Member of the Ghana Parliament for Daffiama/Bussie/Issa
- In office 7 January 2005 – 6 January 2017

Personal details
- Party: National Democratic Congress
- Education: University of Edinburgh

= Puozaa Mathias Asuma =

Ghanaian politician

Puozaa Mathias Asuma was a Ghanaian politician and member of the 6th Parliament of the 4th Republic of Ghana representing Daffiama/Bussie/Issa constituency of Upper West Region of Ghana.

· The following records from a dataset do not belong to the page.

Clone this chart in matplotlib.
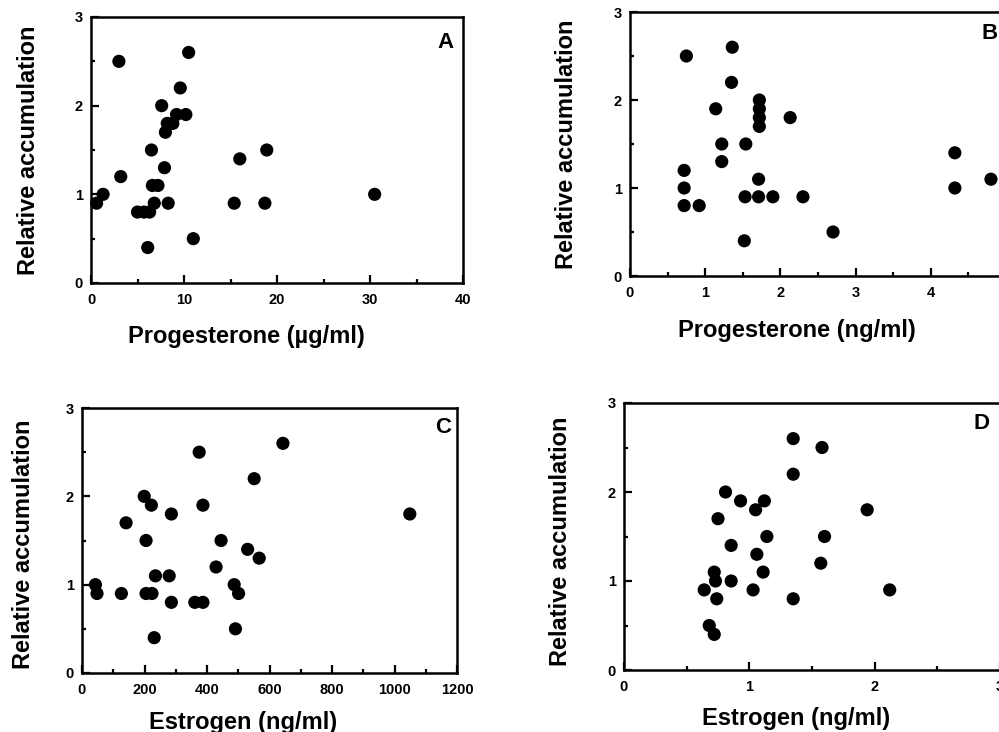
import matplotlib
matplotlib.use("Agg")
import matplotlib.pyplot as plt
from matplotlib.ticker import MultipleLocator, FixedLocator

plt.rcParams['font.family'] = ['Liberation Sans', 'DejaVu Sans']
plt.rcParams['font.weight'] = 'bold'
plt.rcParams['axes.labelweight'] = 'bold'

# panel A: progesterone (ug/ml)
a_x = [0.6, 1.3, 3.0, 3.2, 5.0, 5.7, 6.3, 6.1, 6.5, 6.6, 7.2, 6.8, 7.6, 7.9,
       8.0, 8.2, 8.8, 8.3, 9.2, 9.6, 10.2, 10.5, 11.0, 15.4, 16.0, 18.7, 18.9, 30.5]
a_y = [0.9, 1.0, 2.5, 1.2, 0.8, 0.8, 0.8, 0.4, 1.5, 1.1, 1.1, 0.9, 2.0, 1.3,
       1.7, 1.8, 1.8, 0.9, 1.9, 2.2, 1.9, 2.6, 0.5, 0.9, 1.4, 0.9, 1.5, 1.0]

# panel B: progesterone (ng/ml)
b_x = [0.75, 0.72, 0.72, 0.72, 0.92, 1.14, 1.22, 1.22, 1.36, 1.35, 1.54, 1.53, 1.52,
       1.72, 1.72, 1.72, 1.72, 1.71, 1.71, 1.9, 2.13, 2.3, 2.7, 4.32, 4.32, 4.8]
b_y = [2.5, 1.2, 1.0, 0.8, 0.8, 1.9, 1.5, 1.3, 2.6, 2.2, 1.5, 0.9, 0.4,
       2.0, 1.9, 1.8, 1.7, 1.1, 0.9, 0.9, 1.8, 0.9, 0.5, 1.4, 1.0, 1.1]

# panel C: estrogen (ng/ml)
c_x = [43, 48, 126, 141, 199, 205, 205, 224, 222, 235, 231, 279, 286, 286,
       361, 387, 375, 387, 429, 445, 487, 501, 491, 530, 551, 567, 643, 1049]
c_y = [1.0, 0.9, 0.9, 1.7, 2.0, 1.5, 0.9, 0.9, 1.9, 1.1, 0.4, 1.1, 1.8, 0.8,
       0.8, 0.8, 2.5, 1.9, 1.2, 1.5, 1.0, 0.9, 0.5, 1.4, 2.2, 1.3, 2.6, 1.8]

# panel D: estrogen (ng/ml)
d_x = [0.64, 0.68, 0.72, 0.72, 0.73, 0.74, 0.75, 0.81, 0.855, 0.855, 0.93, 1.03, 1.05,
       1.06, 1.11, 1.12, 1.14, 1.35, 1.35, 1.35, 1.57, 1.58, 1.6, 1.94, 2.12]
d_y = [0.9, 0.5, 0.4, 1.1, 1.0, 0.8, 1.7, 2.0, 1.4, 1.0, 1.9, 0.9, 1.8,
       1.3, 1.1, 1.9, 1.5, 2.6, 2.2, 0.8, 1.2, 2.5, 1.5, 1.8, 0.9]

W, H = 999.0, 732.0
fig = plt.figure(figsize=(9.99, 7.32), dpi=100)


def panel(px, py, xs, ys, xmax, xmaj, xmin, xlab, letter, xl_pos, yl_pos, let_pos):
    # px = (left, right) pixels, py = (top, bottom) pixels
    ax = fig.add_axes([px[0] / W, 1 - py[1] / H, (px[1] - px[0]) / W, (py[1] - py[0]) / H])
    ax.scatter(xs, ys, s=90, color='black', edgecolors='none', zorder=3, clip_on=False)
    ax.set_xlim(0, xmax)
    ax.set_ylim(0, 3)
    ax.xaxis.set_major_locator(FixedLocator(xmaj))
    ax.xaxis.set_minor_locator(MultipleLocator(xmin))
    ax.yaxis.set_major_locator(MultipleLocator(1))
    ax.yaxis.set_minor_locator(MultipleLocator(0.5))
    ax.tick_params(which='major', direction='in', length=6, width=1.6, labelsize=10.5, pad=7)
    ax.tick_params(which='minor', direction='in', length=3, width=1.6)
    ax.tick_params(axis='y', pad=6)
    for sp in ax.spines.values():
        sp.set_linewidth(1.8)
    ax.set_xlabel(xlab, fontsize=17)
    ax.set_ylabel('Relative accumulation', fontsize=17)
    ax.xaxis.set_label_coords(*xl_pos)
    ax.yaxis.set_label_coords(*yl_pos)
    ax.xaxis.label.set_va('center')
    ax.yaxis.label.set_va('center')
    ax.text(let_pos[0], let_pos[1], letter, transform=ax.transAxes, fontsize=16,
            ha='center', va='center')
    return ax


panel((91, 463), (17, 283), a_x, a_y, 40, [0, 10, 20, 30, 40], 5,
      'Progesterone (µg/ml)', 'A', (0.419, -0.203), (-0.169, 0.5), (0.952, 0.906))
panel((630, 1006), (12, 276), b_x, b_y, 5, [0, 1, 2, 3, 4], 0.5,
      'Progesterone (ng/ml)', 'B', (0.444, -0.205), (-0.168, 0.5), (0.957, 0.92))
panel((82, 457), (408, 673), c_x, c_y, 1200, [0, 200, 400, 600, 800, 1000, 1200], 100,
      'Estrogen (ng/ml)', 'C', (0.43, -0.185), (-0.157, 0.487), (0.963, 0.928))
panel((624, 1000), (403, 670), d_x, d_y, 3, [0, 1, 2, 3], 0.5,
      'Estrogen (ng/ml)', 'D', (0.457, -0.18), (-0.168, 0.483), (0.952, 0.925))

fig.savefig('out.png', dpi=100)
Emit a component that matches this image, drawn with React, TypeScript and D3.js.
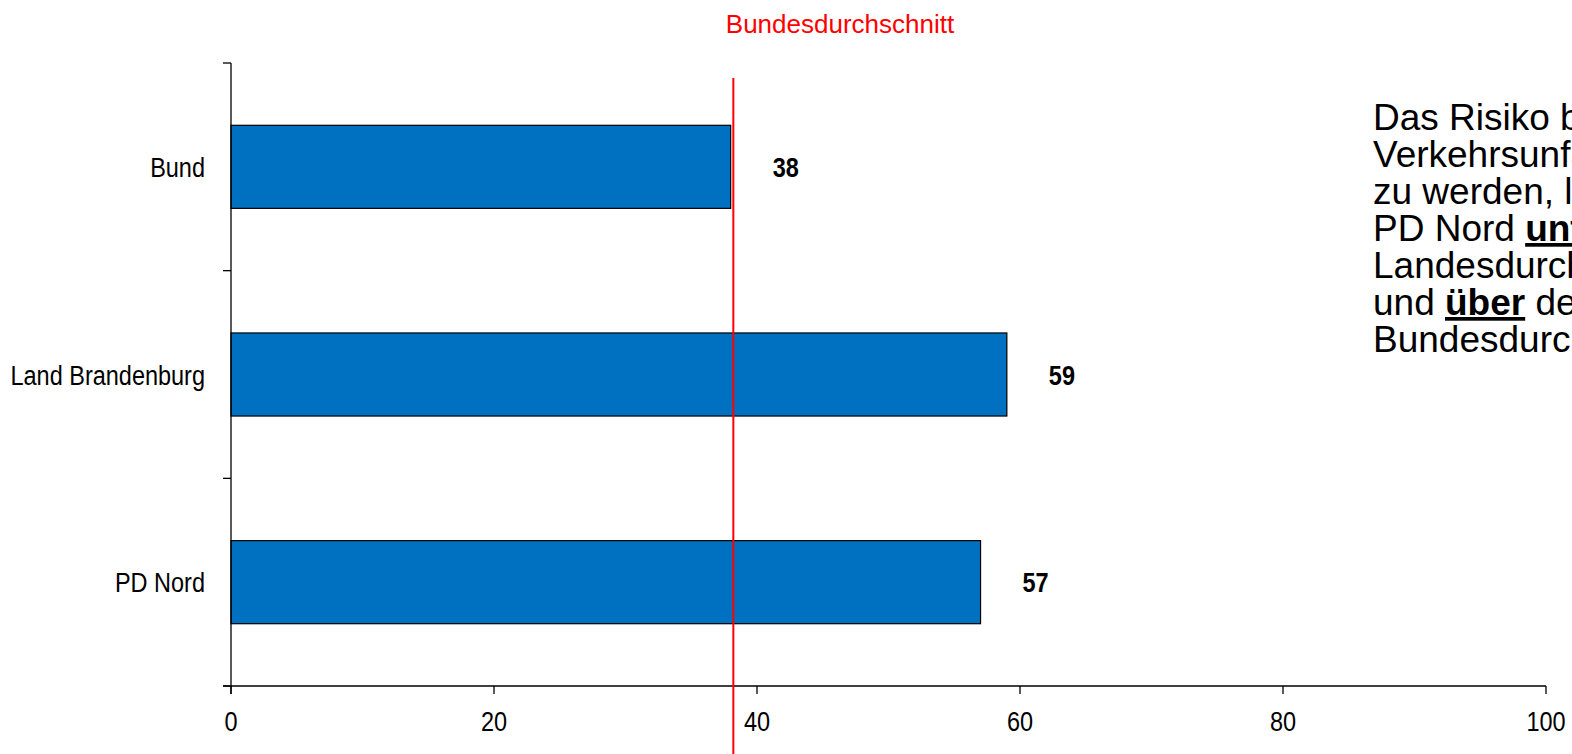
import React from "react";
import * as d3 from "d3";

const categories = ["Bund", "Land Brandenburg", "PD Nord"];
const values = [38, 59, 57];
const xTicks = [0, 20, 40, 60, 80, 100];
const averageValue = 38.2;
const averageLabel = "Bundesdurchschnitt";
const noteLines: { text: string; strong?: boolean }[][] = [
  [{ text: "Das Risiko bei einem" }],
  [{ text: "Verkehrsunfall verletzt" }],
  [{ text: "zu werden, liegt in der" }],
  [{ text: "PD Nord " }, { text: "unter", strong: true }, { text: " dem" }],
  [{ text: "Landesdurchschnitt" }],
  [{ text: "und " }, { text: "über", strong: true }, { text: " dem" }],
  [{ text: "Bundesdurchschnitt." }],
];

const W = 1572;
const H = 754;
const SANS = "'Liberation Sans', Arial, sans-serif";
const CONDENSE = 0.87;

function Narrow(props: {
  x: number;
  y: number;
  anchor?: "start" | "middle" | "end";
  size: number;
  bold?: boolean;
  children: React.ReactNode;
}) {
  return (
    <g transform={`translate(${props.x},${props.y}) scale(${CONDENSE},1)`}>
      <text
        x={0}
        y={0}
        textAnchor={props.anchor || "start"}
        fontFamily={SANS}
        fontSize={props.size}
        fontWeight={props.bold ? "bold" : "normal"}
        fill="#000"
      >
        {props.children}
      </text>
    </g>
  );
}

export default function App() {
  const x = d3.scaleLinear().domain([0, 100]).range([231, 1546]);
  const y = d3
    .scaleBand<string>()
    .domain(categories)
    .range([63, 686])
    .paddingInner(0.6)
    .paddingOuter(0.3);
  const step = y.step();
  const boundaries = [0, 1, 2, 3].map((i) => 63 + i * step);
  const x0 = x(0);
  const yBottom = 686;
  const avgX = x(averageValue);

  return (
    <svg
      width={W}
      height={H}
      viewBox={`0 0 ${W} ${H}`}
      style={{ position: "absolute", left: 0, top: 0, background: "#fff" }}
    >
      <defs>
        <clipPath id="page">
          <rect x={0} y={0} width={W} height={H} />
        </clipPath>
      </defs>
      <rect x={0} y={0} width={W} height={H} fill="#fff" />
      {/* bars */}
      {categories.map((c, i) => (
        <g key={c}>
          <rect
            x={x0}
            y={y(c)}
            width={x(values[i]) - x0}
            height={y.bandwidth()}
            fill="#0070C0"
            stroke="#000"
            strokeWidth={1.2}
          />
          <Narrow x={x(values[i]) + 42} y={(y(c) as number) + y.bandwidth() / 2 + 10} size={27} bold>
            {values[i]}
          </Narrow>
          <Narrow x={205} y={(y(c) as number) + y.bandwidth() / 2 + 10} size={27} anchor="end">
            {c}
          </Narrow>
        </g>
      ))}
      {/* y axis */}
      <line x1={x0} x2={x0} y1={63} y2={yBottom + 8} stroke="#000" strokeWidth={1.3} />
      {boundaries.map((b, i) => (
        <line key={i} x1={x0 - 8} x2={x0} y1={b} y2={b} stroke="#000" strokeWidth={1.3} />
      ))}
      {/* x axis */}
      <line x1={x0 - 8} x2={x(100)} y1={yBottom} y2={yBottom} stroke="#000" strokeWidth={1.3} />
      {xTicks.map((t) => (
        <g key={t}>
          <line x1={x(t)} x2={x(t)} y1={yBottom} y2={yBottom + 8} stroke="#000" strokeWidth={1.3} />
          <Narrow x={x(t)} y={731} size={27} anchor="middle">
            {t}
          </Narrow>
        </g>
      ))}
      {/* average line */}
      <line x1={avgX} x2={avgX} y1={78} y2={H} stroke="#FF0000" strokeWidth={2} />
      <text
        x={840}
        y={33}
        textAnchor="middle"
        fontFamily={SANS}
        fontSize={26}
        fill="#FF0000"
      >
        {averageLabel}
      </text>
      {/* note */}
      <g clipPath="url(#page)">
        <text fontFamily={SANS} fontSize={37} fill="#000">
          {noteLines.map((line, i) => (
            <tspan key={i} x={1373} y={130 + i * 37}>
              {line.map((seg, j) => (
                <tspan
                  key={j}
                  fontWeight={seg.strong ? "bold" : "normal"}
                  style={seg.strong ? { textDecoration: "underline" } : undefined}
                >
                  {seg.text}
                </tspan>
              ))}
            </tspan>
          ))}
        </text>
      </g>
    </svg>
  );
}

== Early life and education ==
Asuma was born on 10 January 1948. He is an indegene of Tuori-Daffiama, a town in the Upper West Region of Ghana. He was an alumnus of University of Edinburgh, Scotland where he obtained his Master of Science degree in Community Education.

== Personal life ==
Asuma was married with five children. He is a Catholic Christian.

== Career and politics ==
Puozaa was an educationist. He started his career as a lecturer at the prestigious University of Ghana Legon, Accra before he became a member of the parliament. He was first elected into office in the 2004 Ghanaian General Elections and became member of the Parliament in January 2005 with the ticket of the National Democratic Congress. He had a run of 3 terms in office afterwards and left office in January 2017. While in parliament, he was the Chairman of the Parliamentary Select Committee on Education.